Marilu Sanchez didn’t just graduate from the University of Texas (UT) in 2017 with a degree – she also graduated with thousands of hours of volunteer work under her belt: sitting with hospice patients, developing programs for foster children, working on neighborhood restoration projects, and serving the homeless.
Sanchez is the first person in her family to attend college. She arrived at The University of Texas at Austin in 2013 from tiny Huckabay, Texas, near Stephenville. Her high school class had only 11 other students, and her first UT chemistry class had more people than her hometown. “My parents have been so supportive,” says Sanchez. “They gave me much more than anyone could teach me because their values and hard work ethic made me who I am.” In addition to her family, Sanchez credits her success to a number of groups and experiences on and off campus. Participating in the University Leadership Network, volunteering off-campus, and discovering the HDFS major in the College of Natural Sciences were all turning points, she says.

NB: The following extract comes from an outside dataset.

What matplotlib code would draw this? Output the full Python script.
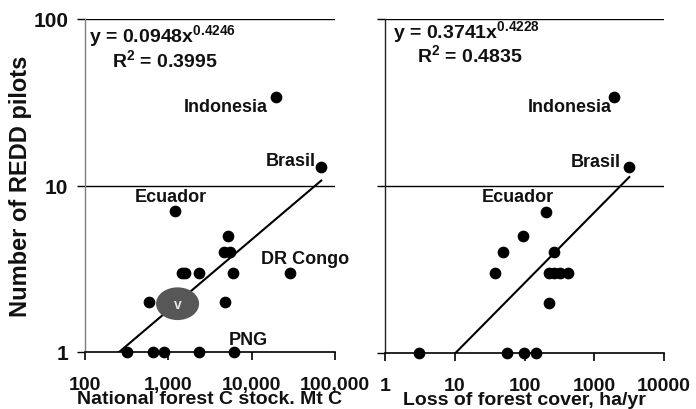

The University Leadership Network is a scholarship program that boosts leadership skills and provides experiential learning to 500 entering freshmen, working with them throughout their time at UT. Through her participation, Sanchez interned with UT Rec Sports’ Civic Engagement Program. She eventually spent over 3,200 hours volunteering on more than 50 community engagement projects to clean up flood-stricken areas, help feed the homeless, and bring children on outdoor field trips. “Her greatest desire is to give someone an experience that they never believed would happen, in hopes that the experience may awaken their passion to pursue their dreams. She always strives to do more,” expressed Rec Sports’ Chris Burnett.

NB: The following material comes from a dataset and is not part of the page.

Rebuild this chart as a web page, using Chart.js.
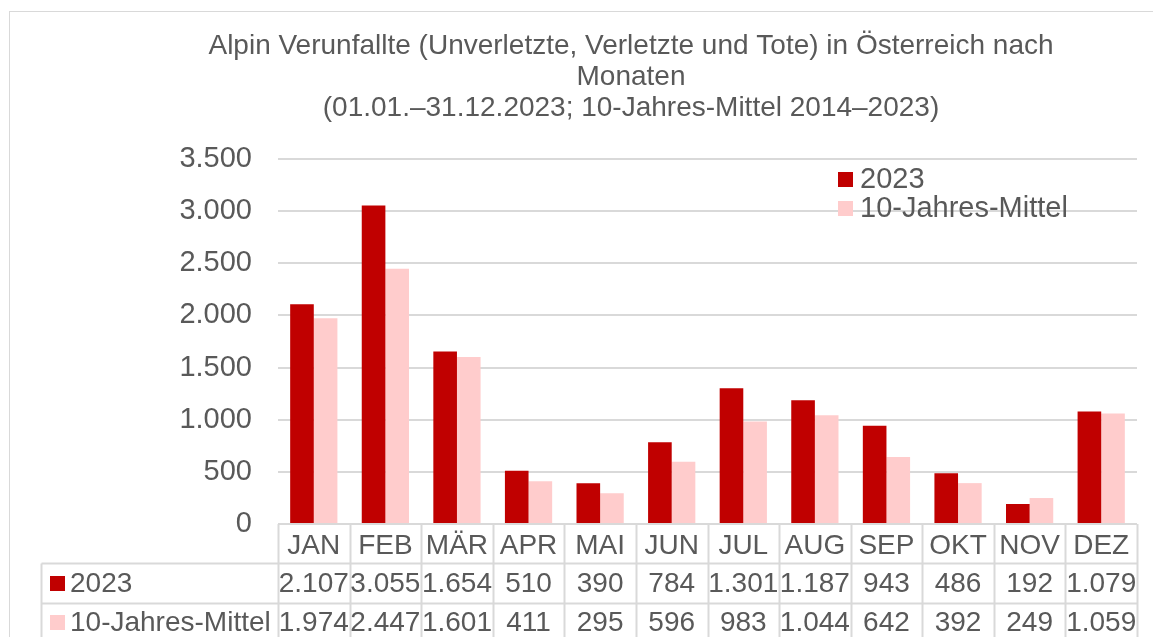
<!DOCTYPE html>
<html>
<head>
<meta charset="utf-8">
<script src="https://cdn.jsdelivr.net/npm/chart.js@4"></script>
<style>
    html, body { margin: 0; padding: 0; background: #fff; }
    #wrap { width: 1153px; height: 637px; }
</style>
</head>
<body>
<div id="wrap"><canvas id="unfallChart" width="1153" height="637"></canvas></div>
<script>
const months = ['JAN', 'FEB', 'MÄR', 'APR', 'MAI', 'JUN', 'JUL', 'AUG', 'SEP', 'OKT', 'NOV', 'DEZ'];
const werte2023 = [2107, 3055, 1654, 510, 390, 784, 1301, 1187, 943, 486, 192, 1079];
const mittel = [1974, 2447, 1601, 411, 295, 596, 983, 1044, 642, 392, 249, 1059];
const yTicks = [0, 500, 1000, 1500, 2000, 2500, 3000, 3500];
const titleLines = [
    'Alpin Verunfallte (Unverletzte, Verletzte und Tote) in Österreich nach',
    'Monaten',
    '(01.01.–31.12.2023; 10-Jahres-Mittel 2014–2023)'
];

const ROT = '#c00000';
const ROSA = '#ffcccc';
const TEXT = '#595959';
const LINIE = '#d9d9d9';
const FONT = '"Liberation Sans", Arial, sans-serif';

const fmt = v => v.toLocaleString('de-DE');

// Titel, Legende, Datentabelle und Rahmen
const extras = {
    id: 'extras',
    afterDraw(chart) {
        const ctx = chart.ctx;
        const area = chart.chartArea;
        const x = chart.scales.x;
        const sets = chart.data.datasets;

        ctx.save();

        // Rahmen
        ctx.strokeStyle = LINIE;
        ctx.lineWidth = 1;
        ctx.strokeRect(9.5, 11.5, 1160, 660);

        // Titel
        ctx.fillStyle = TEXT;
        ctx.font = '28px ' + FONT;
        ctx.textAlign = 'center';
        ctx.textBaseline = 'middle';
        titleLines.forEach((t, i) => ctx.fillText(t, 631, 46 + i * 31));

        // Legende
        ctx.font = '29px ' + FONT;
        ctx.textAlign = 'left';
        sets.forEach((ds, i) => {
            const ly = 180 + i * 29;
            ctx.fillStyle = ds.backgroundColor;
            ctx.fillRect(838, ly - 8, 15, 15);
            ctx.fillStyle = TEXT;
            ctx.fillText(ds.label, 860, ly);
        });

        // Tabelle
        const step = x.getPixelForValue(1) - x.getPixelForValue(0);
        const left = area.left;
        const right = area.right;
        const top = area.bottom;
        const r1 = top + 39.5;
        const r2 = top + 79.5;
        const tabLeft = 41.5;

        ctx.strokeStyle = LINIE;
        ctx.lineWidth = 2;
        ctx.beginPath();
        ctx.moveTo(left, top);
        ctx.lineTo(right, top);
        ctx.moveTo(tabLeft, r1);
        ctx.lineTo(right, r1);
        ctx.moveTo(tabLeft, r2);
        ctx.lineTo(right, r2);
        ctx.moveTo(tabLeft, r1);
        ctx.lineTo(tabLeft, 700);
        for (let i = 0; i <= months.length; i++) {
            const vx = Math.round(x.getPixelForValue(i) - step / 2) + 0.5;
            ctx.moveTo(vx, top);
            ctx.lineTo(vx, 700);
        }
        ctx.stroke();

        ctx.font = '28px ' + FONT;
        ctx.textAlign = 'center';
        months.forEach((m, i) => {
            const cx = x.getPixelForValue(i);
            ctx.fillStyle = TEXT;
            ctx.fillText(m, cx, top + 22);
            sets.forEach((ds, j) => {
                ctx.fillText(fmt(ds.data[i]), cx, top + 60 + j * 39);
            });
        });

        ctx.textAlign = 'left';
        sets.forEach((ds, j) => {
            const ry = top + 60 + j * 39;
            ctx.fillStyle = ds.backgroundColor;
            ctx.fillRect(50, ry - 8, 15, 15);
            ctx.fillStyle = TEXT;
            ctx.fillText(ds.label, 70, ry);
        });

        ctx.restore();
    }
};

new Chart(document.getElementById('unfallChart'), {
    type: 'bar',
    data: {
        labels: months,
        datasets: [
            { label: '2023', data: werte2023, backgroundColor: ROT },
            { label: '10-Jahres-Mittel', data: mittel, backgroundColor: ROSA }
        ]
    },
    options: {
        responsive: false,
        animation: false,
        layout: { padding: { top: 159, left: 178, right: 16, bottom: 105 } },
        datasets: { bar: { categoryPercentage: 0.66, barPercentage: 1 } },
        plugins: {
            legend: { display: false },
            title: { display: false },
            tooltip: { enabled: false }
        },
        scales: {
            x: {
                grid: { display: false },
                border: { display: false },
                ticks: { display: false }
            },
            y: {
                min: 0,
                max: 3500,
                afterFit(scale) { scale.width = 100; },
                afterBuildTicks(scale) { scale.ticks = yTicks.map(v => ({ value: v })); },
                grid: { color: LINIE, lineWidth: 2, drawTicks: false },
                border: { display: false },
                ticks: {
                    color: TEXT,
                    padding: 26,
                    font: { family: FONT, size: 29 },
                    callback: v => fmt(v)
                }
            }
        }
    },
    plugins: [extras]
});
</script>
</body>
</html>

In her outreach work, Sanchez met foster children in group homes who had had few opportunities to explore nature. Compelled to do something, she worked with the Texas Parks & Wildlife Department at McKinney Falls to develop programs in archery, fishing, and even crafting from nature especially for these youth. Helping end-of-life patients is another passion Sanchez has. At a volunteer fair she attended her freshman year, Sanchez picked up a pamphlet about hospice care that introduced her to opportunities to get involved. Each year since, she has worked up to 14 hours a week, from clerical work and spending time at patient’s bedsides to reading aloud or simply sitting in silence. “I wanted to give a little bit of comfort to people in their last moments and help with their emotional pain,” says Sanchez. “I wanted them to feel like a person rather than a patient.”
Because of her commitment to and leadership in community service, she recently received the Edward Guleke Student Excellence Award from the Texas Exes, the Outstanding Student Award from the Texas Parents Association, and the Tower Award for Outstanding Student Volunteer from the Longhorn Center for Community Engagement.
“You enter one organization on campus and then another door opens. I have a big picture goal, but I’m not going to do it with just one action. I’m going to do small things each day to change the world,” she said. “I volunteer because others provided help that got me to where I am today, and I want to make sure that I am that person for someone else.”